◆ Exercise instructions:
Find each line with the string "source" and copy it.

## start Entries

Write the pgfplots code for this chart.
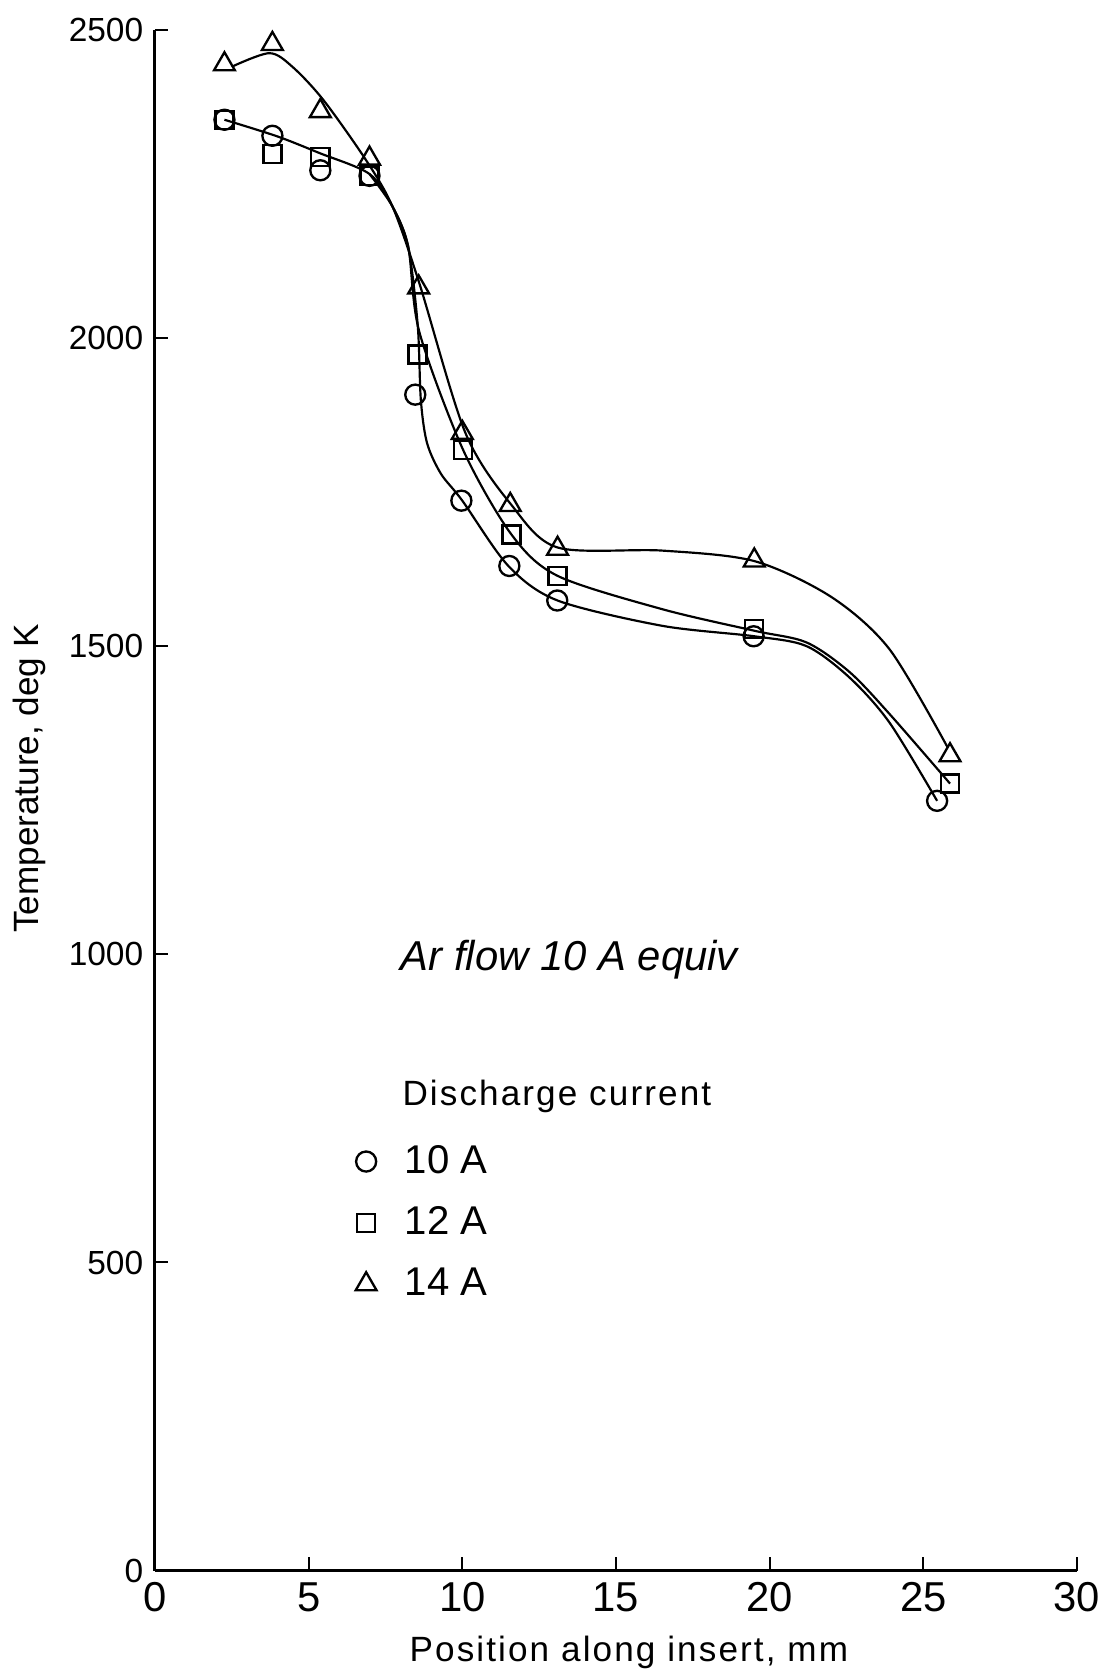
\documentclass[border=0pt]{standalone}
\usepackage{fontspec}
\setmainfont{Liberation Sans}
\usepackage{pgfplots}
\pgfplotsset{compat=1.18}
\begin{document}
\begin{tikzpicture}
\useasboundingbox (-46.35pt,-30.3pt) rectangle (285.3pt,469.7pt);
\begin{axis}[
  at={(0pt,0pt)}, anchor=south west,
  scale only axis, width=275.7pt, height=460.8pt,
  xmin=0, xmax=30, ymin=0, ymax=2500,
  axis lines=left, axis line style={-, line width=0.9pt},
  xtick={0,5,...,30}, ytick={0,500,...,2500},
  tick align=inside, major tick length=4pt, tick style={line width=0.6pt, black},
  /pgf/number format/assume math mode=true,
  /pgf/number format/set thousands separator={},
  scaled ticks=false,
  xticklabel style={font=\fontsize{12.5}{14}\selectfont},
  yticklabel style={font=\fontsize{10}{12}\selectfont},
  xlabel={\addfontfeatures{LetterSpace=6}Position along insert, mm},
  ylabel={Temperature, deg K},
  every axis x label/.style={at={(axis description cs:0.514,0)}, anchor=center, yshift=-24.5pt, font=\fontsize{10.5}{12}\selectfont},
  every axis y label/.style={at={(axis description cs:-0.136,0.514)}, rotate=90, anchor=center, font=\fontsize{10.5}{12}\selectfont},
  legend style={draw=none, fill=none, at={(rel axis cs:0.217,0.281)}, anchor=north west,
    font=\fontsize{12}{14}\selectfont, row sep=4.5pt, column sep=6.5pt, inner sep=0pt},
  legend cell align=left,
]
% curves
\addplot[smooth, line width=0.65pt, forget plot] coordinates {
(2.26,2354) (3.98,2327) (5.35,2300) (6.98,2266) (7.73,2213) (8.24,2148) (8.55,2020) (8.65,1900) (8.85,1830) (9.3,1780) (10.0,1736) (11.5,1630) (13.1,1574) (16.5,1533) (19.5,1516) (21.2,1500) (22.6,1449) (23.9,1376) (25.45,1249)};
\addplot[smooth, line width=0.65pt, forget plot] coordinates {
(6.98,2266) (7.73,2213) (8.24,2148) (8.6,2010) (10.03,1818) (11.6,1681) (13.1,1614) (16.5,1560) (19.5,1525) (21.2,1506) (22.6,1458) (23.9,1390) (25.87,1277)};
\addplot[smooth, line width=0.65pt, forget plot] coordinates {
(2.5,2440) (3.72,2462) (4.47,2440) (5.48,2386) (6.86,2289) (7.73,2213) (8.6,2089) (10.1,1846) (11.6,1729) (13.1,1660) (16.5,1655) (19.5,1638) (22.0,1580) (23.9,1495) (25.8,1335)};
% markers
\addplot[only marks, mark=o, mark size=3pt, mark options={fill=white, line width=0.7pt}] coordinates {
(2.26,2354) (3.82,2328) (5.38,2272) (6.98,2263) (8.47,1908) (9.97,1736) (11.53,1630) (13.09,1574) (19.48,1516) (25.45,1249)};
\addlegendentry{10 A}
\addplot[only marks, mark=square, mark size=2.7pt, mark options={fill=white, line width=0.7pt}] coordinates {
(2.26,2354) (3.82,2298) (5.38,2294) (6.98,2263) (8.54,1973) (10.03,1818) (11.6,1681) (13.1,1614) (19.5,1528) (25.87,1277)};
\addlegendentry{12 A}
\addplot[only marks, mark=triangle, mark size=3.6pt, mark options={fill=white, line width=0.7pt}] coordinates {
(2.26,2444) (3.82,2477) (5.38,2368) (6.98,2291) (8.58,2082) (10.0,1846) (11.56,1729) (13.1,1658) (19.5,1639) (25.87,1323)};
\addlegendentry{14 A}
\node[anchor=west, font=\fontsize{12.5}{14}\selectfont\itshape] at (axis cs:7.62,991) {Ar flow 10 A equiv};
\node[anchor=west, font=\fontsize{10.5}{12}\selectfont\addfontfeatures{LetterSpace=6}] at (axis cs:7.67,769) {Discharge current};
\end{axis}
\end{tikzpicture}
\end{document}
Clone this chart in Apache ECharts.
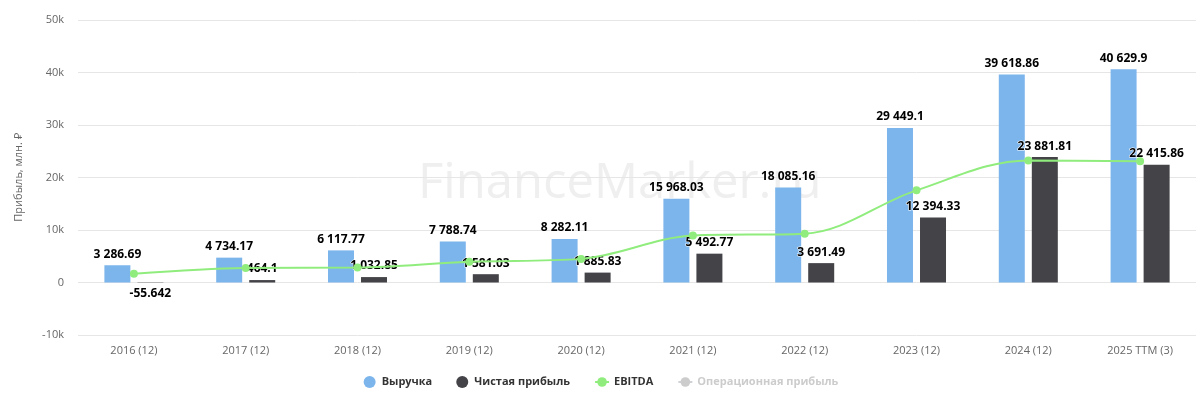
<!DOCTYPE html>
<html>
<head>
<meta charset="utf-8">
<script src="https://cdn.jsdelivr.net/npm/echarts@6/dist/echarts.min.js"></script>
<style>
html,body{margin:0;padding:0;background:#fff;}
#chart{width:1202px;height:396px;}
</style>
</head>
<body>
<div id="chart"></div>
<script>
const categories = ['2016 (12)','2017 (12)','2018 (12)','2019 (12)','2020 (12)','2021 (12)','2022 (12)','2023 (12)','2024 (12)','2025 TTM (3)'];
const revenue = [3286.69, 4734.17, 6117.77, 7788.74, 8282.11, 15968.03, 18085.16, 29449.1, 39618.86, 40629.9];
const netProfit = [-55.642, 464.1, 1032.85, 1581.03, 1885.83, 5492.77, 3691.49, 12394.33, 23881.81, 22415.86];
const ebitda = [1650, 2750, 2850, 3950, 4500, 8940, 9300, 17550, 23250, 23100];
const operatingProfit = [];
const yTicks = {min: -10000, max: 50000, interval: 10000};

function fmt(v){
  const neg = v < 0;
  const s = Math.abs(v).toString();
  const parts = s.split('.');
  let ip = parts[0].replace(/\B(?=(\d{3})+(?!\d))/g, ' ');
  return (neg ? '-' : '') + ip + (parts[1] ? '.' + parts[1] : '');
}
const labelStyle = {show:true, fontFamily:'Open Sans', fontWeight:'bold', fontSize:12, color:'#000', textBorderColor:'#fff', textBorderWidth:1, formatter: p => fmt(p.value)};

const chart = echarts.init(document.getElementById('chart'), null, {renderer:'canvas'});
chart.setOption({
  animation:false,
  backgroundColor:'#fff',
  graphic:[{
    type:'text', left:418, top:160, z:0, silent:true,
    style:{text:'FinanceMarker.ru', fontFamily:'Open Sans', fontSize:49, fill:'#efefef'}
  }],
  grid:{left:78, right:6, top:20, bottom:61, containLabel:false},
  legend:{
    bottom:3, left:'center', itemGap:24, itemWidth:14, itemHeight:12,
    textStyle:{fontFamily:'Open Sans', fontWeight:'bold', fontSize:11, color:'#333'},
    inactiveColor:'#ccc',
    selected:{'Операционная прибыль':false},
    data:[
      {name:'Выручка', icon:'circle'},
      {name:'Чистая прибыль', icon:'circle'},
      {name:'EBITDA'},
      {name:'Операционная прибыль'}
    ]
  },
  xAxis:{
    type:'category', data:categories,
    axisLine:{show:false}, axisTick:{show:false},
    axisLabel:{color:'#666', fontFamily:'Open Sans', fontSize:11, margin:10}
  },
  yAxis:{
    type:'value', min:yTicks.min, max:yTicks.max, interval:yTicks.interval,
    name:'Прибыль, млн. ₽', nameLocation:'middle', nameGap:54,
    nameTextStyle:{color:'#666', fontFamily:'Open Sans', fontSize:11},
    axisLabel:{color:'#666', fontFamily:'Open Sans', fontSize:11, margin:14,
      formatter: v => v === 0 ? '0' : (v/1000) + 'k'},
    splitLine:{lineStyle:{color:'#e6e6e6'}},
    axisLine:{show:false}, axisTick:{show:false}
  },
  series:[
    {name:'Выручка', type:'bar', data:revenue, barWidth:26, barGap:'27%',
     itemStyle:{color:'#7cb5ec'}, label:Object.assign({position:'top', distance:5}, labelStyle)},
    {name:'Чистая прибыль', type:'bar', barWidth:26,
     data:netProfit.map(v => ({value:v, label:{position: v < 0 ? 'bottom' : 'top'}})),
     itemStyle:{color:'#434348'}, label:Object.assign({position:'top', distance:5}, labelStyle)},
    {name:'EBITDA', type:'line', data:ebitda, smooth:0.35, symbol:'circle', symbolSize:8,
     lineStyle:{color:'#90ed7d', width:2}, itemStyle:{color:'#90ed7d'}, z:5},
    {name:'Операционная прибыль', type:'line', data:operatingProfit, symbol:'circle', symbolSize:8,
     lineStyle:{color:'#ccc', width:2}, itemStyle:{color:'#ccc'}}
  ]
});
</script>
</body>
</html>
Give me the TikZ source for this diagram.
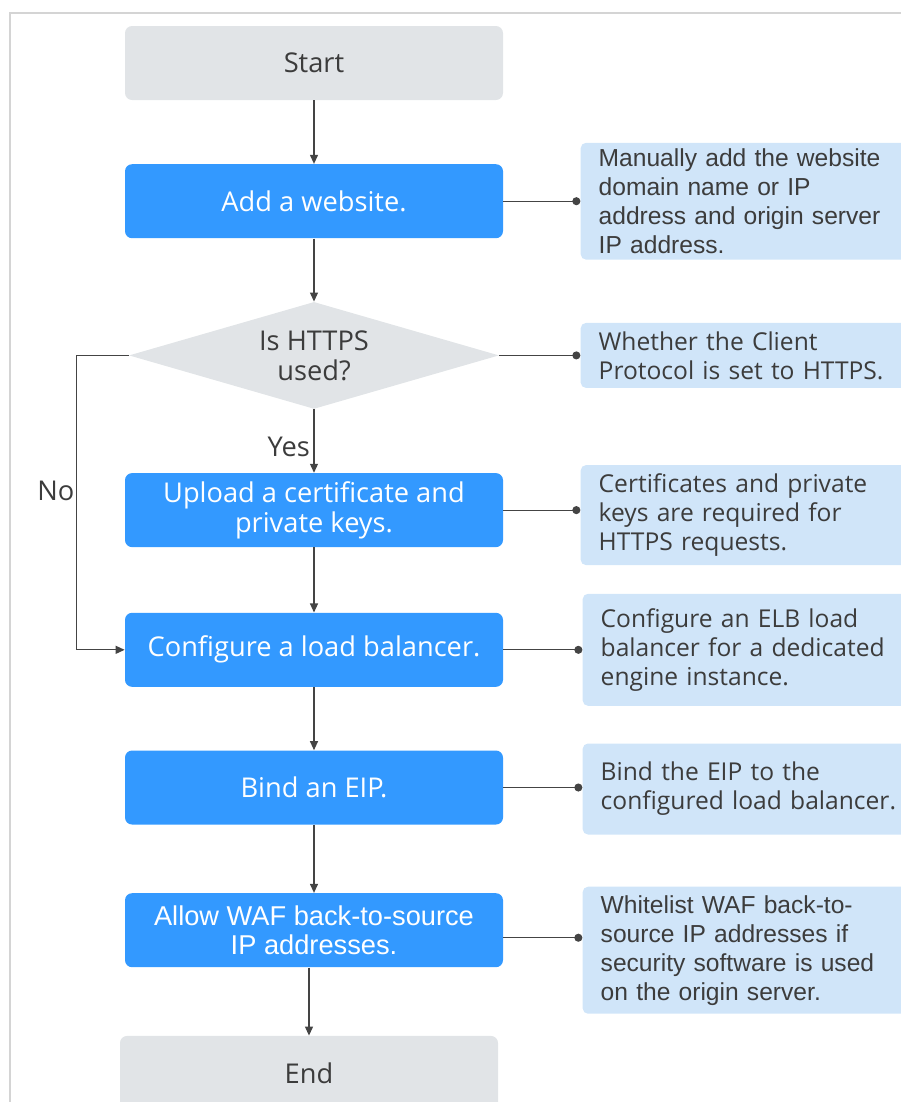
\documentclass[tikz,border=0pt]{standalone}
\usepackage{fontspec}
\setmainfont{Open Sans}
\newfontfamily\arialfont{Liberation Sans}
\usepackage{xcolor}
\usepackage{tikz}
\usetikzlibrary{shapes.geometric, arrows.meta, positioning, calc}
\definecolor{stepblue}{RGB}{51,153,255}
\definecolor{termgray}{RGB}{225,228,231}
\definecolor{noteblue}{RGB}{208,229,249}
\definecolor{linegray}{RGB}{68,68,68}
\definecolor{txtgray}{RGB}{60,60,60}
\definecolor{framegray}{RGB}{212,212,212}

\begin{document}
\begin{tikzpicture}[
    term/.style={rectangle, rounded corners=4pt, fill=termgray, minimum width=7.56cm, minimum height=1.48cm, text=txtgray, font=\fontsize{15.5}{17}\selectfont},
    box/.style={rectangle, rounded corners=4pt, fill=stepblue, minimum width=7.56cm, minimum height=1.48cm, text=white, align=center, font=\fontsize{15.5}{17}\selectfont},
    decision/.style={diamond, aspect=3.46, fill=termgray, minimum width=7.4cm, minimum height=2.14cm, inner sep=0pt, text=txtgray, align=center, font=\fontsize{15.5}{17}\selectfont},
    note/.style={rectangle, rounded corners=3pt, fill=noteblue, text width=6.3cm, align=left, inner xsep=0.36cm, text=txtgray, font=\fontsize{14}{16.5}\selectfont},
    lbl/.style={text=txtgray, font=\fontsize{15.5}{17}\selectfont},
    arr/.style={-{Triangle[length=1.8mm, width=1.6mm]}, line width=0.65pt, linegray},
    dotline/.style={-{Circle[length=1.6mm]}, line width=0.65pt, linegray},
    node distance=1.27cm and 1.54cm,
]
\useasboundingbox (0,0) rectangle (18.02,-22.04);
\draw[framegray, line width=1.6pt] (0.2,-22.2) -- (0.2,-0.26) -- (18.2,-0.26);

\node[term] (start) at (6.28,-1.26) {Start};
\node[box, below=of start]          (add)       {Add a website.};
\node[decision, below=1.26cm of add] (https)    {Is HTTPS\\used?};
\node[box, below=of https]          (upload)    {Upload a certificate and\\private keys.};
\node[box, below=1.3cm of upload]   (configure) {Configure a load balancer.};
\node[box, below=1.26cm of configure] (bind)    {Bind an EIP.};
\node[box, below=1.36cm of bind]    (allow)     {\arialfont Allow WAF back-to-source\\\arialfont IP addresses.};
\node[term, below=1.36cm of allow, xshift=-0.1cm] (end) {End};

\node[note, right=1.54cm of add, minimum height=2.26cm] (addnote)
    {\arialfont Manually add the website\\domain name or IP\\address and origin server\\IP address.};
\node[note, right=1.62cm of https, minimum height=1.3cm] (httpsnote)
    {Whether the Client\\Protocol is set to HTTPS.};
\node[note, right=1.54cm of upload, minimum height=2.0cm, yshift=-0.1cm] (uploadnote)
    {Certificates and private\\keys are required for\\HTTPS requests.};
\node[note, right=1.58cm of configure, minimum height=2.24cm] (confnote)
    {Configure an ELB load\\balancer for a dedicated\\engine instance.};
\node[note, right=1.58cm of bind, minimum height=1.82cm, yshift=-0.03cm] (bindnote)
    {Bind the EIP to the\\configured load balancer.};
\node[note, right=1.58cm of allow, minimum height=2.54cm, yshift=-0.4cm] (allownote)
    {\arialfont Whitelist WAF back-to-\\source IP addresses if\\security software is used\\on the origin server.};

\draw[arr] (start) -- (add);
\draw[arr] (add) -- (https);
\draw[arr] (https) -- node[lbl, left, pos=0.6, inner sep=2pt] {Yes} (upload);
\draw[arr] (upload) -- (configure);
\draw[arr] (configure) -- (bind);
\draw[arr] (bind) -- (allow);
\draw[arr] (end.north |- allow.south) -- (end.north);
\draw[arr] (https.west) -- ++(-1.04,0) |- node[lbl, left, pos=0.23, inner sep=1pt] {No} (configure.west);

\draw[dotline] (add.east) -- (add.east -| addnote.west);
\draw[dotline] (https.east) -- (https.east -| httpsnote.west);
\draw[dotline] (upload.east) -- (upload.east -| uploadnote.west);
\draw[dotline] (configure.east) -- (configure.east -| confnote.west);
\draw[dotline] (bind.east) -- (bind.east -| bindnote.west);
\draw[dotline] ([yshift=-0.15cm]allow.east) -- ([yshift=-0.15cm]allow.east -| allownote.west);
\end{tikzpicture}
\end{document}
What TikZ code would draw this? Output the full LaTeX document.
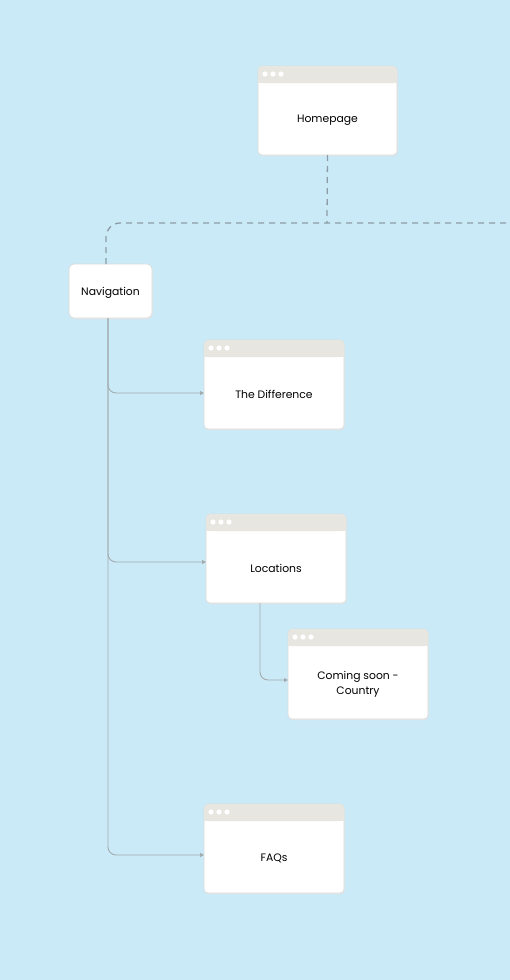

## end Entries

◆ Complete output:
Give me the TikZ source for this diagram.
\node[box, below=1.36cm of bind]    (allow)     {\arialfont Allow WAF back-to-source\\\arialfont IP addresses.};
    {\arialfont Whitelist WAF back-to-\\source IP addresses if\\security software is used\\on the origin server.};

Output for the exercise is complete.